Inventory optimization and cost reduction
Automation prevents over-ordering caused by human caution. Inventory levels are regulated based on objective parameters aligned with real demand.
The result: optimized rotation, less waste, reduced working capital and a lower logistics carbon footprint.
Automatic replenishment becomes a lever for sustainable, economic and environmental performance.
Real-World Deployments: Automation in Action
Several manufacturers in FMCG and cosmetics have successfully deployed automatic replenishment using OCS vmi.
One major international beauty company implemented an advanced integration between OCS vmi and its SAP S/4HANA environment.
The project enabled full automation of its multi-site replenishment process:
- Requirements calculated directly from real-time consumption,
- Automatic transfer of proposals to SAP,
- Collaborative validation between planners and suppliers,
- Instant synchronization of stock and order flows.
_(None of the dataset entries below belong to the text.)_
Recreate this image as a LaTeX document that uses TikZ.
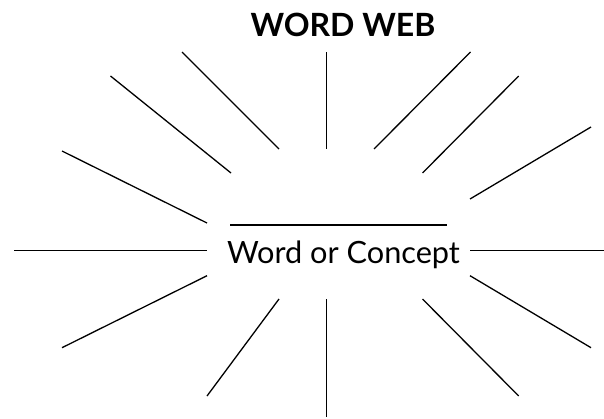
\documentclass[tikz,border=0pt]{standalone}
\usepackage{fontspec}
\setmainfont{Lato}
\begin{document}
\begin{tikzpicture}[x=1pt,y=-1pt,spoke/.style={line width=1.3pt,line cap=butt}]
\useasboundingbox (0,0) rectangle (604,418);
\node[anchor=base,inner sep=0,font=\fontsize{32}{33}\selectfont\bfseries] (title) at (343,36) {WORD WEB};
\node[anchor=base,inner sep=0,font=\fontsize{30.7}{32}\selectfont] (center) at (343.5,263) {Word or Concept};
\draw[spoke] (230,225) -- (447,225);
\draw[spoke] (326.7,52) -- (326.7,149);
\draw[spoke] (182,52) -- (279,149);
\draw[spoke] (110.5,76) -- (231,173);
\draw[spoke] (62,151) -- (207,223);
\draw[spoke] (470.5,52) -- (374,149);
\draw[spoke] (518.7,76) -- (422.5,173);
\draw[spoke] (591,127) -- (470,199);
\draw[spoke] (14,250.7) -- (207,250.7);
\draw[spoke] (470,250.7) -- (604,250.7);
\draw[spoke] (207,275.7) -- (62,347.7);
\draw[spoke] (279,299) -- (207,396);
\draw[spoke] (326.7,299) -- (326.7,417);
\draw[spoke] (422.5,299) -- (518.7,396);
\draw[spoke] (470,275.7) -- (591,347.7);
\end{tikzpicture}
\end{document}
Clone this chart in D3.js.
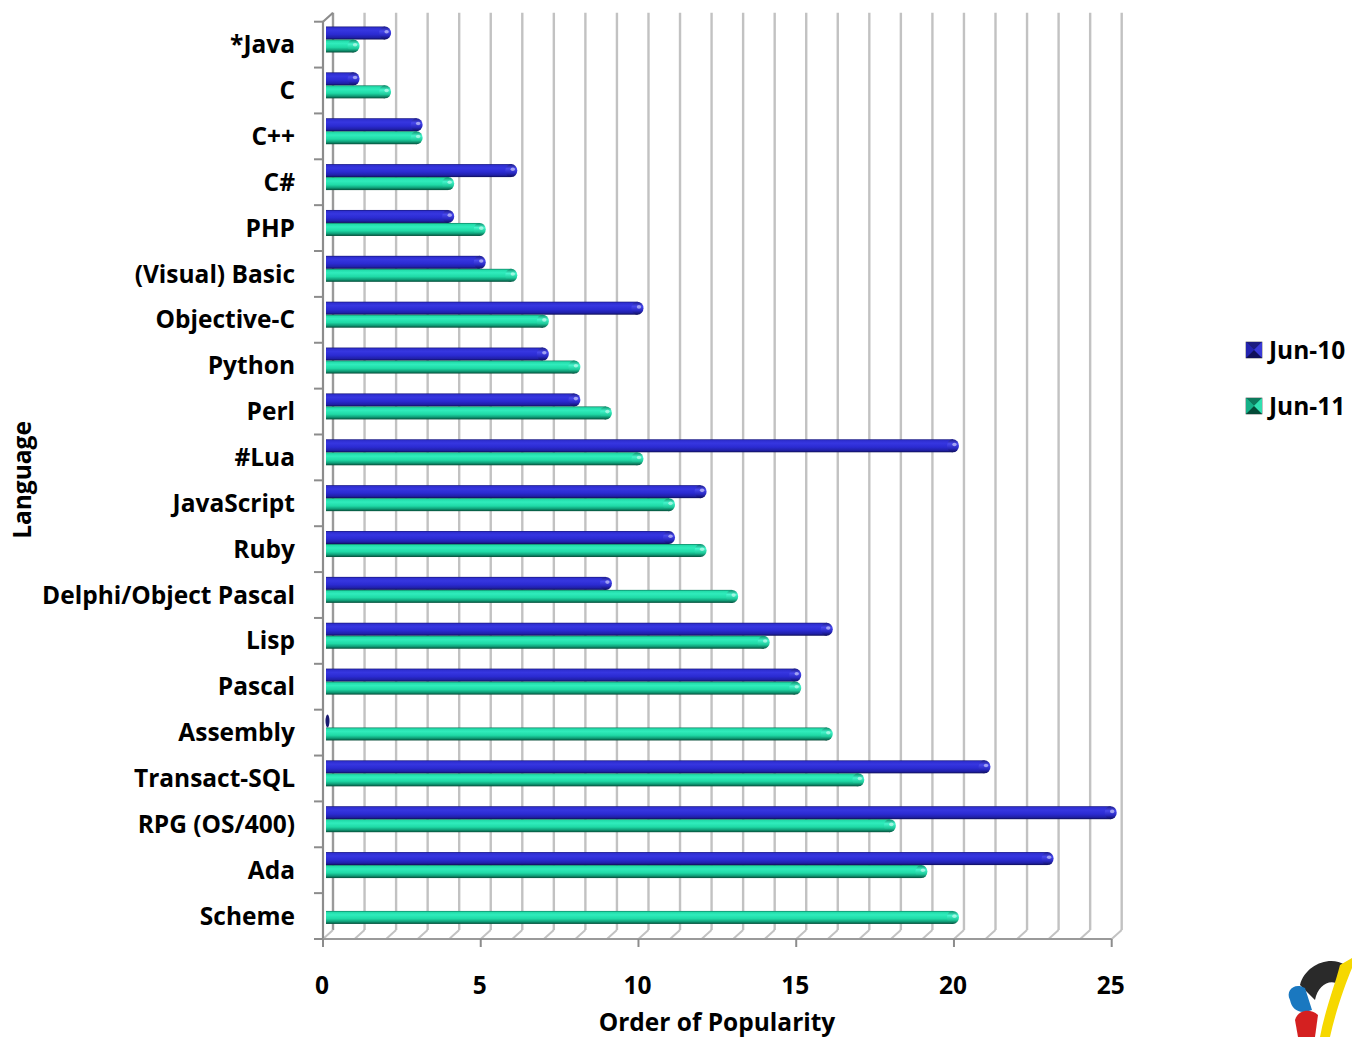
<!DOCTYPE html>
<html><head><meta charset="utf-8">
<script src="https://cdn.jsdelivr.net/npm/d3@7/dist/d3.min.js"></script>
<style>body{margin:0;background:#fff}svg{display:block}text{font-family:"Open Sans",Lato,sans-serif;font-weight:700;fill:#000}</style>
</head><body><svg id="c" width="1352" height="1037"></svg>
<script>
const categories = ["*Java","C","C++","C#","PHP","(Visual) Basic","Objective-C","Python","Perl","#Lua","JavaScript","Ruby","Delphi/Object Pascal","Lisp","Pascal","Assembly","Transact-SQL","RPG (OS/400)","Ada","Scheme"];
const jun10 = [2,1,3,6,4,5,10,7,8,20,12,11,9,16,15,0,21,25,23,null];
const jun11 = [1,2,3,4,5,6,7,8,9,10,11,12,13,14,15,16,17,18,19,20];
const seriesNames = ["Jun-10","Jun-11"];
const xTicks = [0,5,10,15,20,25];

const svg = d3.select("#c");
const defs = svg.append("defs");
const DX = 10, DY = -9;
const x = d3.scaleLinear().domain([0,25]).range([323,1111.7]);
const y = d3.scaleBand().domain(categories).range([21.7,939]).padding(0);
const xMid = v => x(v) + DX/2;

const probe = svg.append("text").attr("font-size",100).text("Delphi/Object Pascal");
const FS = Math.min(25, 100*253/probe.node().getComputedTextLength());
probe.remove();

function grad(id, stops){
  const g = defs.append("linearGradient").attr("id",id).attr("x1",0).attr("y1",0).attr("x2",0).attr("y2",1);
  stops.forEach(s=>g.append("stop").attr("offset",s[0]).attr("stop-color",s[1]));
}
grad("gBlue",[[0,"#16167a"],[0.1,"#2e2ed0"],[0.3,"#3636e0"],[0.6,"#2b2bd2"],[0.85,"#2020a8"],[1,"#0e0e58"]]);
grad("gTeal",[[0,"#0a7a5c"],[0.1,"#22dcaa"],[0.3,"#30ecbc"],[0.6,"#1fdaa6"],[0.82,"#0f9e78"],[1,"#054c38"]]);
grad("gBlueCap",[[0,"#1a1a88"],[0.35,"#4848ee"],[0.7,"#2828c0"],[1,"#0e0e5c"]]);
grad("gTealCap",[[0,"#0a8a68"],[0.35,"#44f6cc"],[0.7,"#1cc898"],[1,"#055240"]]);

const g = svg.append("g");
const yBackTop = 21.7 + DY, yBackBot = 939 + DY;
d3.range(0,26).forEach(v=>{
  g.append("line").attr("x1",x(v)+DX).attr("x2",x(v)+DX).attr("y1",yBackTop).attr("y2",yBackBot)
    .attr("stroke", v===0 ? "#9a9a9a" : "#c2c2c2").attr("stroke-width",2.4);
  g.append("line").attr("x1",x(v)).attr("y1",939).attr("x2",x(v)+DX).attr("y2",yBackBot)
    .attr("stroke","#c2c2c2").attr("stroke-width",2);
});
g.append("line").attr("x1",x(0)).attr("x2",x(0)).attr("y1",21.7).attr("y2",939).attr("stroke","#8c8c8c").attr("stroke-width",2.2);
g.append("line").attr("x1",x(0)).attr("y1",21.7).attr("x2",x(0)+DX).attr("y2",yBackTop).attr("stroke","#8c8c8c").attr("stroke-width",2.2);
g.append("line").attr("x1",x(0)).attr("x2",x(25)).attr("y1",939).attr("y2",939).attr("stroke","#9a9a9a").attr("stroke-width",2.2);
categories.concat([null]).forEach((c,i)=>{
  const yy = 21.7 + i*y.bandwidth();
  g.append("line").attr("x1",314).attr("x2",x(0)).attr("y1",yy).attr("y2",yy).attr("stroke","#8c8c8c").attr("stroke-width",2);
});
xTicks.forEach(t=>{
  g.append("line").attr("x1",x(t)).attr("x2",x(t)).attr("y1",939).attr("y2",947).attr("stroke","#8c8c8c").attr("stroke-width",2);
  svg.append("text").attr("x",x(t)-1).attr("y",985).attr("dy","0.35em").attr("text-anchor","middle").attr("font-size",FS).text(t);
});

const barH = 13;
function drawBar(val, yTop, fill, capFill, dark){
  if(val===null) return;
  const x0 = 326, x1 = xMid(val);
  const r = 6;
  const bg = svg.append("g");
  if(x1 - r > x0){
    bg.append("rect").attr("x",x0).attr("y",yTop).attr("width",x1-r-x0).attr("height",barH).attr("fill",`url(#${fill})`);
  }
  bg.append("ellipse").attr("cx",Math.max(x1-r,x0+1.5)).attr("cy",yTop+barH/2).attr("rx", val===0?2:r).attr("ry",barH/2)
    .attr("fill", val===0 ? dark : `url(#${capFill})`);
  if(val>0){
    bg.append("ellipse").attr("cx",x1-r+1.5).attr("cy",yTop+barH*0.4).attr("rx",2.2).attr("ry",1.8).attr("fill","#fff").attr("opacity",0.5);
  }
}
categories.forEach((c,i)=>{
  const top = y(c);
  drawBar(jun10[i], top+4.8, "gBlue","gBlueCap","#1a1a70");
  drawBar(jun11[i], top+17.8, "gTeal","gTealCap","#0a6a50");
});

categories.forEach(c=>{
  svg.append("text").attr("x",295).attr("y",y(c)+y.bandwidth()/2).attr("dy","0.35em").attr("text-anchor","end").attr("font-size",FS).text(c);
});

svg.append("text").attr("x",717).attr("y",1022).attr("dy","0.35em").attr("text-anchor","middle").attr("font-size",FS).text("Order of Popularity");
svg.append("text").attr("transform","translate(22,480) rotate(-90)").attr("dy","0.35em").attr("text-anchor","middle").attr("font-size",FS).text("Language");

const lg = svg.append("g");
seriesNames.forEach((s,i)=>{
  const ly = 350 + i*56;
  const sx = 1246, sy = ly-8, sz = 16;
  const cols = i===0 ? ["#1c1c80","#3a3ad8","#2424b0","#10105a","#2a2ac4"] : ["#0c7a5c","#30e0b0","#16b088","#054a38","#1cc898"];
  const cx = sx+sz/2, cy = sy+sz/2;
  lg.append("rect").attr("x",sx).attr("y",sy).attr("width",sz).attr("height",sz).attr("fill",cols[4]).attr("stroke","#333").attr("stroke-width",0.6);
  lg.append("path").attr("d",`M${sx},${sy}L${sx+sz},${sy}L${cx},${cy}Z`).attr("fill",cols[0]);
  lg.append("path").attr("d",`M${sx},${sy}L${sx},${sy+sz}L${cx},${cy}Z`).attr("fill",cols[2]);
  lg.append("path").attr("d",`M${sx+sz},${sy}L${sx+sz},${sy+sz}L${cx},${cy}Z`).attr("fill",cols[1]);
  lg.append("path").attr("d",`M${sx},${sy+sz}L${sx+sz},${sy+sz}L${cx},${cy}Z`).attr("fill",cols[3]);
  lg.append("text").attr("x",1269).attr("y",ly).attr("dy","0.35em").attr("font-size",FS).text(s);
});

const logo = svg.append("g");
logo.append("path").attr("d","M1300,985 C1305,965 1330,955 1345,965 L1340,985 C1330,978 1318,985 1315,1000 Z").attr("fill","#2a2a2a");
logo.append("path").attr("d","M1290,1000 C1285,990 1295,982 1305,988 L1312,1010 C1300,1015 1292,1010 1290,1000 Z").attr("fill","#1a78c0");
logo.append("path").attr("d","M1295,1020 C1298,1010 1310,1008 1318,1015 L1315,1037 L1298,1037 Z").attr("fill","#d42020");
logo.append("path").attr("d","M1340,965 C1335,985 1325,1010 1320,1037 L1330,1037 C1336,1010 1345,985 1352,968 L1352,958 Z").attr("fill","#f6d800");
</script></body></html>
Results included decision cycles reduced from days to minutes, shared visibility across the network and significant improvements in service level.
This success illustrates Interlog Solutions’ ability to integrate its solutions within complex ERP ecosystems while maintaining full operational and business control.
Conclusion: A New Standard for Resilient Supply Chains
Automatic replenishment is no longer just a technological concept—it has become a cornerstone of resilient, high-performance industrial Supply Chains.
By combining EDI, webservices, webhooks and collaborative automation through OCS vmi, companies build intelligent, predictive and connected procurement networks.
The goal extends beyond triggering orders automatically: it is about continuously steering demand and treating each operational event as actionable insight.
A silent but decisive transformation—toward an event-driven Supply Chain that is agile, connected and data-centric.